Ida Warren’s father was William Warren, a Los Angeles city marshal killed in 1870 in the line of duty by one of his own police officers, Job Dye, after the pair quarreled over reward money each claimed.  Her mother, Juana Lopez, then married Lazzarovich, and it was through her inheritance that Lazzarovich became a partner in the Boyle Heights subdivision in the mid-70s.

Martin Biscailuz and Ida Rose Warren were married in 1882 and Eugene was their eldest child.  Biscailuz built a law practice based on his relationships with members of the Basque and French communities and his most successful endeavor was being executor of an estate of a wealthy French resident of Los Angeles out of which his fees supposedly amounted to some $30,000.

Martin Biscailuz obit Times_Jun_21__1899_
An article about a dying Martin Biscaluz with a summary of his dissolute life in recent years, Los Angeles Times, 21 June 1899.

Sadly, the lawyer was an alcoholic and blew through his windfall through lavish living and dramatic drinking binges.  To feed his addiction, he turned to forgery and embezzlement, by either collecting money he promised to forward for clients to others or by promising jobs using forged signatures of local officials and misrepresenting himself as a member of a city commission (parks and streets, for example.)  A series of run-ins with the law, including several jail stints, ended with his death in 1899 at age 38 from tuberculosis.

When Ida left him in 1893, Martin showed up at his mother-in-law Lazzarovich’s home and threatened violence while in a drunken rage.  It took some time, but, finally, Ida was able to secure a divorce early the next year.  This was more than difficult, not just from a legal perspective, but from the vantage point of the Roman Catholic religion in which both parties were raised.  Eugene was a boy of ten when this event happened.

Biscailuz 1900 census
Eugene Biscailuz at 17 was recorded in the 1900 census living with his grandmother Juana Lazzarovich and aunt Ella Bacigalupi in Boyle Heights and working as a stationery salesman.

Ida remarried and left the area for a period so Eugene lived with his mother’s sister Ella and his grandmother Lazzarovich in Boyle Heights and worked as a stationery salesman until he went to St.
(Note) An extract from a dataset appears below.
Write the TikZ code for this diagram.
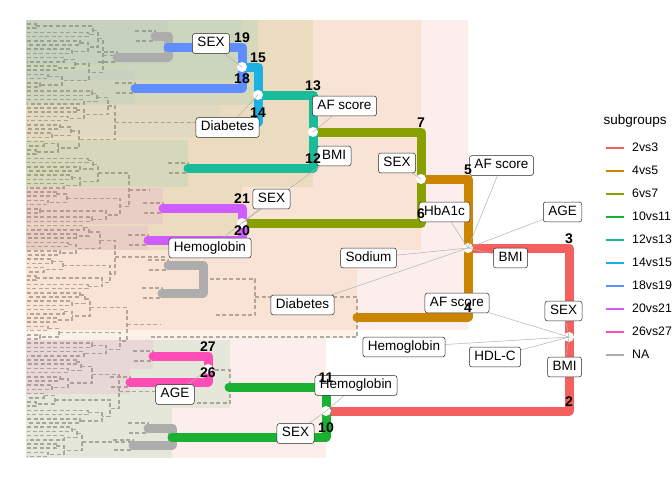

Vincent’s College for the equivalent of high school and then U.S.C., where he earned a degree in the law, following in his father footsteps.  In 1902, he married Willette Harrison, whose father worked at San Quentin and was a Marin County Sheriff, and he may have met her because his mother lived in Marin County at the time.

Biscailuz worked as a shipping clerk in San Francisco and Los Angeles and was hired as a clerk in the Los Angeles County Sheriff’s Department in 1907.  He rose through the ranks of the department over the years and was appointed Under-Sheriff a few years before this holiday card was sent to the Temples.  He was also on the first planning commission in Los Angeles with one of his colleagues being William H. Workman, Jr.  Biscailuz was involved in some high-profile cases in which he led manhunts for Clara Phillips, the “Tiger Lady”, wanted for an infamous 1922 murder of her husband’s lover and for Edward Hickman, murderer of Marion Parker in 1927.

Biscailuz and wife photo
Biscailuz and his wife Willette Harrison in a 1923 passport photo.  The Under-Sheriff applied for the passport so he could extradite a murder suspect from Central America to Los Angeles.

At the end of the 1920s, Biscailuz was appointed to be the head of the newly created California Highway Patrol, a position he held for a couple of years before returning to the Sheriff’s Department as Under-Sheriff.  When Sheriff William Traeger resigned to run for Congress, the county Board of Supervisors appointed Biscailuz to replace him.  He then ran for office in the next election and, amazingly, ran unopposed for six campaigns.

In all, the remarkably-popular Biscailuz served for 26 years as sheriff, by far the longest tenure in department history and a record that may remain unbroken.  For his years of service to the department, spanning a half-century, the Board of Supervisors named him sheriff emeritus for life.  Biscailuz also had a friendship with Walter Temple’s eldest child, Thomas, and the two shared an interest in history.  A longtime resident of Santa Monica, Biscailuz died in 1969 at age 86.